Io Capitano, undicesimo lungometraggio di Matteo Garrone, presentato in Concorso alla 80ª Mostra internazionale d’arte cinematografica di Venezia e accolto con entusiasmo dalla critica è la storia di due ragazzini, Seydou e Moussa, che dal Senegal intraprendono un viaggio attraverso il deserto, la Libia e il Mar Mediterraneo che li porterà sani e salvi in Italia.
La sceneggiatura, scritta in sei mesi con Massimo Ceccherini, Massimo Gaudioso e Andrea Tagliaferri mescola le storie di Mamadou Kouassi (originario della Costa d’Avorio e ora mediatore a Caserta) e Fofana Amara (accusato di favoreggiamento dell’immigrazione clandestina e finito in carcere per sei mesi per aver portato in salvo centinaia di persone su un’imbarcazione portata dalla Libia) alle testimonianze di Brhane Tareka, Siaka Doumbia.
Viaggio di formazione
Ma il film non vuole essere un mero racconto realista e lo stesso Garrone conferma la doppia anima del film che ambisce a un realismo magico. Il regista cita in particolare la favola di Pinocchio sottolineando un parallelismo tra il celebre burattino di Collodi e Seydou, il protagonista di Io Capitano.

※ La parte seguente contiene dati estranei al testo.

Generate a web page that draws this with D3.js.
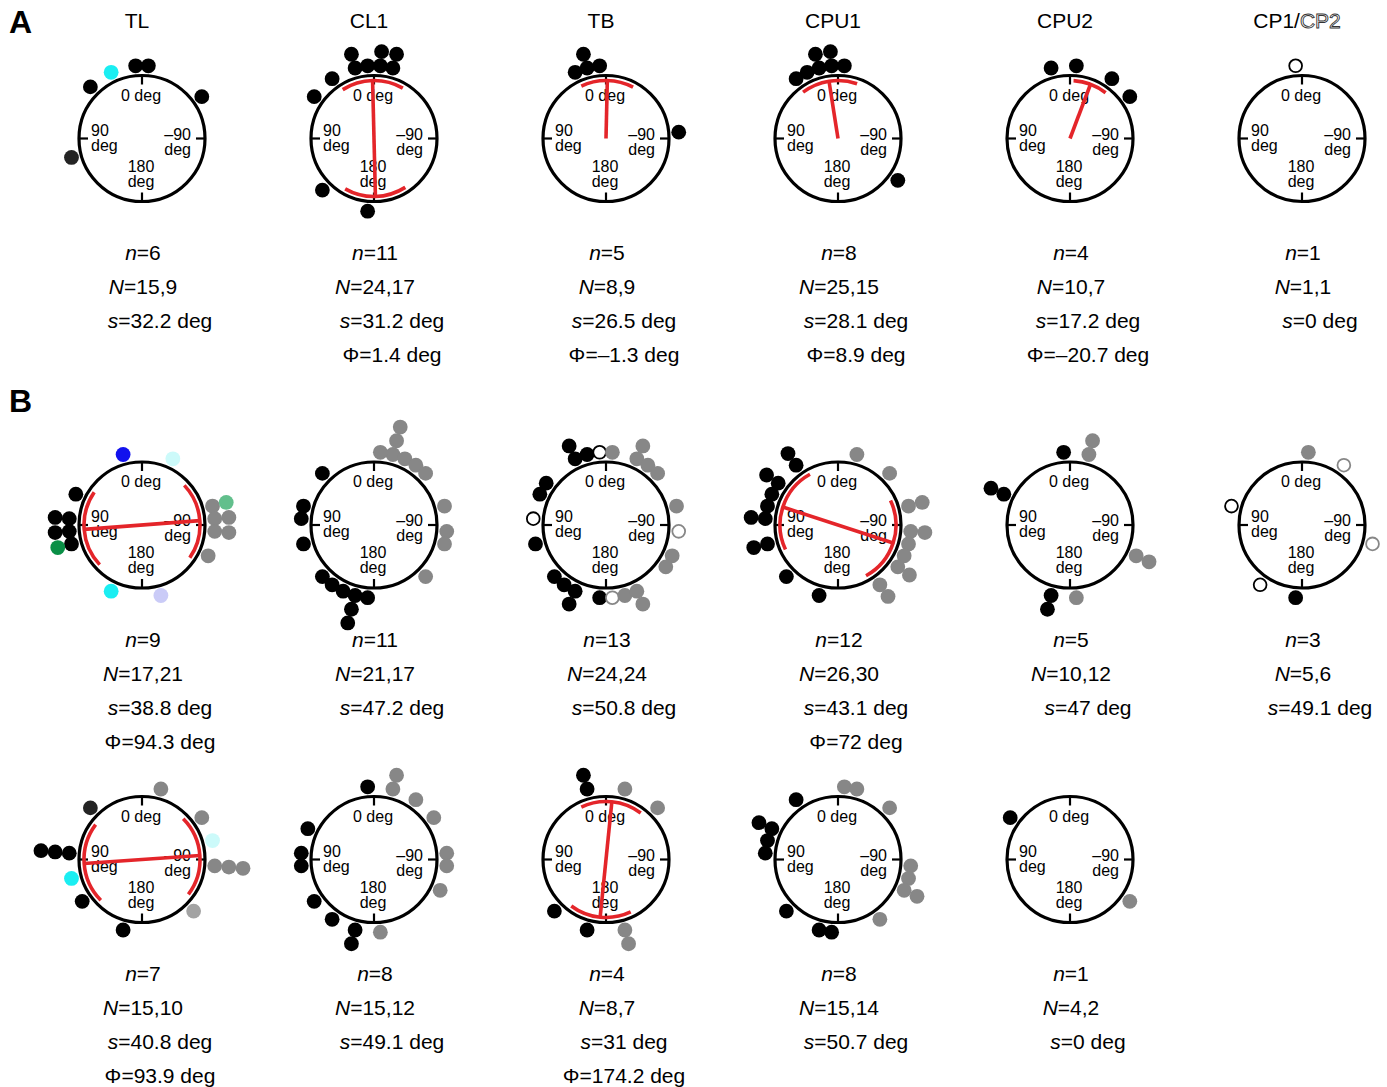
<!DOCTYPE html>
<html><head><meta charset="utf-8">
<script src="https://cdn.jsdelivr.net/npm/d3@7"></script>
<style>
html,body{margin:0;padding:0;background:#fff;}
svg{display:block;font-family:Arial,"Liberation Sans",Helvetica,sans-serif;}
</style></head><body>
<svg id="chart" width="1387" height="1087"></svg>
<script>
// ---- Row A: cell types ----
const titlesA = ["TL", "CL1", "TB", "CPU1", "CPU2", "CP1/CP2"];

// Preferred angles (deg, 0 = up, positive = counter-clockwise) with marker kind
const dotsTL   = [[25,"cy"],[5,"k"],[-5,"k"],[45,"k"],[-55,"k"],[105,"dk"]];
const dotsCL1  = [[15,"k"],[15,"k"],[5,"k"],[-5,"k"],[-5,"k"],[-15,"k"],[-15,"k"],[35,"k"],[55,"k"],[135,"k"],[175,"k"]];
const dotsTB   = [[25,"k"],[15,"k"],[15,"k"],[5,"k"],[-85,"k"]];
const dotsCPU1 = [[35,"k"],[25,"k"],[15,"k"],[15,"k"],[5,"k"],[5,"k"],[-5,"k"],[-125,"k"]];
const dotsCPU2 = [[15,"k"],[-5,"k"],[-35,"k"],[-55,"k"]];
const dotsCP   = [[5,"ok"]];

const nA   = [6, 11, 5, 8, 4, 1];
const NA   = ["15,9", "24,17", "8,9", "25,15", "10,7", "1,1"];
const sA   = [32.2, 31.2, 26.5, 28.1, 17.2, 0];
const phiA = [null, 1.4, -1.3, 8.9, -20.7, null];
const axialA = [false, true, false, false, false, false];

// ---- Row B, upper line ----
const dotsB1_1 = [[15,"bl"],[-25,"lc"],[65,"k"],[85,"k"],[85,"k"],[95,"k"],[95,"k"],[105,"k"],[105,"gr"],[155,"cy"],[-165,"lav"],
                  [-75,"g"],[-75,"lgr"],[-85,"g"],[-85,"g"],[-95,"g"],[-95,"g"],[-115,"g"]];
const dotsB1_2 = [[-15,"g"],[-15,"g"],[-15,"g"],[-5,"g"],[-25,"g"],[-35,"g"],[-45,"g"],[-75,"g"],[-95,"g"],[-105,"g"],[-135,"g"],
                  [45,"k"],[75,"k"],[85,"k"],[105,"k"],[135,"k"],[145,"k"],[155,"k"],[165,"k"],[165,"k"],[165,"k"],[175,"k"]];
const dotsB1_3 = [[25,"k"],[25,"k"],[15,"k"],[5,"ok"],[55,"k"],[65,"k"],[85,"ok"],[105,"k"],[135,"k"],[145,"k"],[155,"k"],[155,"k"],[175,"k"],
                  [-175,"og"],[-165,"g"],[-155,"g"],[-155,"g"],[-75,"g"],[-95,"og"],[-115,"g"],[-125,"g"],[-5,"g"],[-25,"g"],[-25,"g"],[-35,"g"],[-45,"g"]];
const dotsB1_4 = [[35,"k"],[35,"k"],[55,"k"],[55,"k"],[65,"k"],[75,"k"],[85,"k"],[85,"k"],[105,"k"],[105,"k"],[135,"k"],[165,"k"],
                  [-15,"g"],[-45,"g"],[-75,"g"],[-75,"g"],[-95,"g"],[-95,"g"],[-105,"g"],[-115,"g"],[-125,"g"],[-125,"g"],[-145,"g"],[-145,"g"]];
const dotsB1_5 = [[5,"k"],[65,"k"],[65,"k"],[165,"k"],[165,"k"],[-15,"g"],[-15,"g"],[-115,"g"],[-115,"g"],[-175,"g"]];
const dotsB1_6 = [[-5,"g"],[-35,"og"],[75,"ok"],[-105,"og"],[145,"ok"],[175,"k"]];

const nB1   = [9, 11, 13, 12, 5, 3];
const NB1   = ["17,21", "21,17", "24,24", "26,30", "10,12", "5,6"];
const sB1   = [38.8, 47.2, 50.8, 43.1, 47, 49.1];
const phiB1 = [94.3, null, null, 72, null, null];

// ---- Row B, lower line ----
const dotsB2_1 = [[45,"dk"],[85,"k"],[85,"k"],[85,"k"],[105,"cy"],[125,"k"],[165,"k"],
                  [-15,"g"],[-55,"g"],[-75,"lc"],[-95,"g"],[-95,"g"],[-95,"g"],[-135,"lg"]];
const dotsB2_2 = [[5,"k"],[65,"k"],[85,"k"],[95,"k"],[125,"k"],[145,"k"],[165,"k"],[165,"k"],
                  [-175,"g"],[-15,"g"],[-15,"g"],[-35,"g"],[-55,"g"],[-85,"g"],[-95,"g"],[-115,"g"]];
const dotsB2_3 = [[15,"k"],[15,"k"],[135,"k"],[165,"k"],[-15,"g"],[-45,"g"],[-165,"g"],[-165,"g"]];
const dotsB2_4 = [[35,"k"],[65,"k"],[65,"k"],[75,"k"],[85,"k"],[135,"k"],[165,"k"],[175,"k"],
                  [-5,"g"],[-15,"g"],[-45,"g"],[-95,"g"],[-105,"g"],[-115,"g"],[-115,"g"],[-145,"g"]];
const dotsB2_5 = [[55,"k"],[-125,"g"]];

const nB2   = [7, 8, 4, 8, 1];
const NB2   = ["15,10", "15,12", "8,7", "15,14", "4,2"];
const sB2   = [40.8, 49.1, 31, 50.7, 0];
const phiB2 = [93.9, null, 174.2, null, null];

// ---- marker styles ----
const markerStyle = {
  k:   {fill: "#000000", stroke: "none"},
  g:   {fill: "#878787", stroke: "none"},
  dk:  {fill: "#242424", stroke: "none"},
  lg:  {fill: "#a3a3a3", stroke: "none"},
  cy:  {fill: "#1aeef2", stroke: "none"},
  lc:  {fill: "#ccfafa", stroke: "none"},
  bl:  {fill: "#1212ee", stroke: "none"},
  gr:  {fill: "#0a8f46", stroke: "none"},
  lgr: {fill: "#62bf8c", stroke: "none"},
  lav: {fill: "#cacbf7", stroke: "none"},
  ok:  {fill: "#ffffff", stroke: "#000000"},
  og:  {fill: "#ffffff", stroke: "#878787"}
};

const svg = d3.select("#chart");
const R = 63;            // compass circle radius
const ARC_R = 58;        // radius of mean-direction arcs
const DOT_R = 7.4;
const RED = "#e4252a";

const degToRad = d3.scaleLinear().domain([0, 360]).range([0, 2 * Math.PI]);
// stacking distance for dots sharing a 10-degree bin
const stackRadius = d3.scaleLinear().domain([0, 1]).range([73, 87.2]);
const colX = d3.scalePoint().domain(d3.range(6)).range([142, 1302]);
const rowY = [138.5, 525, 859.5];

// angle measured counter-clockwise from straight up
function polar(theta, r) { return d3.pointRadial(-degToRad(theta), r); }
const binCenter = a => Math.floor(a / 10) * 10 + 5;
const fmt = v => String(v).replace("-", "\u2013");
const arcGen = d3.arc();

function drawPanel(cx, cy, dots, phi, s, axial) {
  const g = svg.append("g").attr("transform", `translate(${cx},${cy})`);
  g.append("circle").attr("r", R).attr("fill", "none")
    .attr("stroke", "#000").attr("stroke-width", 3.2);
  [0, 90, -90, 180].forEach(a => {
    const p1 = polar(a, R + 1), p2 = polar(a, R - 9);
    g.append("line").attr("x1", p1[0]).attr("y1", p1[1]).attr("x2", p2[0]).attr("y2", p2[1])
      .attr("stroke", "#000").attr("stroke-width", 2.2);
  });
  const lab = g.append("g").attr("font-size", 16).attr("fill", "#000");
  lab.append("text").attr("x", -1).attr("y", -38).attr("text-anchor", "middle").text("0 deg");
  const l = lab.append("text").attr("text-anchor", "start");
  l.append("tspan").attr("x", -51).attr("y", -3).text("90");
  l.append("tspan").attr("x", -51).attr("y", 12).text("deg");
  const r = lab.append("text").attr("text-anchor", "end");
  r.append("tspan").attr("x", 49).attr("y", 1).text("\u201390");
  r.append("tspan").attr("x", 49).attr("y", 16).text("deg");
  const b = lab.append("text").attr("text-anchor", "middle");
  b.append("tspan").attr("x", -1).attr("y", 33).text("180");
  b.append("tspan").attr("x", -1).attr("y", 48).text("deg");

  if (phi !== null) {
    const red = g.append("g").attr("stroke", RED).attr("fill", "none").attr("stroke-width", 3.6);
    const ends = axial ? [phi, phi + 180] : [phi];
    ends.forEach(c => {
      red.append("path").attr("d", arcGen({innerRadius: ARC_R, outerRadius: ARC_R,
        startAngle: -degToRad(c + s), endAngle: -degToRad(c - s)}));
    });
    const p1 = axial ? polar(phi + 180, ARC_R) : [0, 0];
    const p2 = polar(phi, ARC_R);
    red.append("line").attr("x1", p1[0]).attr("y1", p1[1]).attr("x2", p2[0]).attr("y2", p2[1]);
  }

  const counts = new Map();
  dots.forEach(([a, kind]) => {
    const bc = binCenter(a);
    const lvl = counts.get(bc) || 0;
    counts.set(bc, lvl + 1);
    const [x, y] = polar(bc, stackRadius(lvl));
    const st = markerStyle[kind];
    const open = st.stroke !== "none";
    g.append("circle").attr("cx", x).attr("cy", y)
      .attr("r", open ? DOT_R - 1 : DOT_R)
      .attr("fill", st.fill)
      .attr("stroke", open ? st.stroke : "none")
      .attr("stroke-width", open ? 1.8 : 0);
  });
}

function drawStats(cx, cy, n, N, s, phi) {
  const t = svg.append("g").attr("font-size", 21).attr("fill", "#000");
  const y0 = cy + 121.5, dy = 34;
  const line = (x, y, sym, rest, italic) => {
    const tx = t.append("text").attr("x", x).attr("y", y).attr("text-anchor", "middle");
    tx.append("tspan").attr("font-style", italic ? "italic" : "normal").text(sym);
    tx.append("tspan").text(rest);
  };
  line(cx + 1, y0, "n", "=" + n, true);
  line(cx + 1, y0 + dy, "N", "=" + N, true);
  line(cx + 18, y0 + 2 * dy, "s", "=" + fmt(s) + " deg", true);
  if (phi !== null) line(cx + 18, y0 + 3 * dy, "\u03A6", "=" + fmt(phi) + " deg", false);
}

// panel letters
svg.append("text").attr("x", 9).attr("y", 33).attr("font-size", 32).attr("font-weight", "bold").text("A");
svg.append("text").attr("x", 9).attr("y", 412).attr("font-size", 32).attr("font-weight", "bold").text("B");

// row A titles
titlesA.forEach((name, i) => {
  const t = svg.append("text").attr("x", colX(i) - 5).attr("y", 28)
    .attr("font-size", 21).attr("text-anchor", "middle");
  if (name.includes("/")) {
    const parts = name.split("/");
    t.append("tspan").text(parts[0] + "/");
    t.append("tspan").attr("fill", "#fff").attr("stroke", "#333").attr("stroke-width", 0.9).text(parts[1]);
  } else {
    t.text(name);
  }
});

const rowsA  = [dotsTL, dotsCL1, dotsTB, dotsCPU1, dotsCPU2, dotsCP];
const rowsB1 = [dotsB1_1, dotsB1_2, dotsB1_3, dotsB1_4, dotsB1_5, dotsB1_6];
const rowsB2 = [dotsB2_1, dotsB2_2, dotsB2_3, dotsB2_4, dotsB2_5];

rowsA.forEach((d, i) => {
  drawPanel(colX(i), rowY[0], d, phiA[i], sA[i], axialA[i]);
  drawStats(colX(i), rowY[0], nA[i], NA[i], sA[i], phiA[i]);
});
rowsB1.forEach((d, i) => {
  drawPanel(colX(i), rowY[1], d, phiB1[i], sB1[i], true);
  drawStats(colX(i), rowY[1], nB1[i], NB1[i], sB1[i], phiB1[i]);
});
rowsB2.forEach((d, i) => {
  drawPanel(colX(i), rowY[2], d, phiB2[i], sB2[i], true);
  drawStats(colX(i), rowY[2], nB2[i], NB2[i], sB2[i], phiB2[i]);
});
</script>
</body></html>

Seydou, anima pura ed ingenua, disobbedisce alla madre per avventurarsi in un viaggio di formazione che gli farà aprire gli occhi sui pericoli del mondo trasformandolo in un adulto. In un Capitano coraggioso, in grado di salvare non solo sé stesso ma anche una nave di migranti.
Il riferimento più diretto e più ardito è però l’Odissea che Garrone cita dichiarando la dimensione epica del viaggio dei migranti.
La troupe italiana
Eppure nonostante questi nobili riferimenti Io Capitano risulta un film ambiguo che oscilla pericolosamente tra un registro realista e uno più favolistico. Due anni di ricerca, un budget importante (8 milioni di euro) non sono sufficienti, forse, a raccontare un tema così drammaticamente attuale e complesso.
E il fatto che Garrone abbia lavorato con una troupe completamente italiana è un limite evidente, che forse si sarebbe potuto evitare collaborando con professionalità senegalesi che negli ultimi anni hanno lavorato a produzioni franco-senegalesi approdate e premiate a Cannes.
Il limite del film è evidente fin dalle prime scene ambientate a Dakar. Una scenografia che risulta quasi teatrale, colori sgargianti, interni modesti ma impeccabili, tutto troppo ordinato, compresa la festa del Sabar che sembra uscire da uno show televisivo.
L’intento era quello di raccontare un Senegal povero ma dignitoso e vitale, anche attraverso il passaggio da colori sgargianti e luminosi a toni più cupi, seguendo il girone infernale nel quale cadono i due cugini.
Ingenuità
Ma la storia di Seydou e Moussa risente di problemi di drammaturgia e veridicità oltre che dei soliti luoghi comuni nei quali i registi italiani si ritrovano invischiati tutte le volte che provano a raccontare una storia africana. E quindi non manca il marabout/stregone, il rap, i tamburi, le danze sfrenate, le immagini eccessivamente estetizzanti del deserto, nonostante i cadaveri sepolti dalla sabbia.
Garrone ha dichiarato: «Mi sembrava che mancasse un racconto in forma visiva del viaggio, soprattutto della parte del viaggio che si svolge dall’altra parte del mare. Volevo fare un controcampo, ribaltare la prospettiva, guardare a cosa succede prima».
Avrà visto La Pirogue di Moussa Traoré, Atlantics e Atlantique di Mati Diop, Yoolé di Moussa Sene Absa? Garrone pecca di ingenuità o presunzione?
In conferenza stampa si è rifiutato di rispondere a domande sulla politica migratoria italiana, mentre Mamadou Kouassi, seduto accanto a lui insieme ai due giovani attori, è stato più diretto parlando del sogno dell’Europa come terra di diritti (per esempio scuola pubblica gratuita) e sul ruolo di Libia e Tunisia, chiedendo che l’Italia non dia più soldi a quei governi.
Io Capitano, è un film ambiguo, ma va visto. Guardatelo con occhio critico. Ma guardate anche i film dei registi senegalesi, che hanno raccontato, loro sì, il viaggio dei loro connazionali.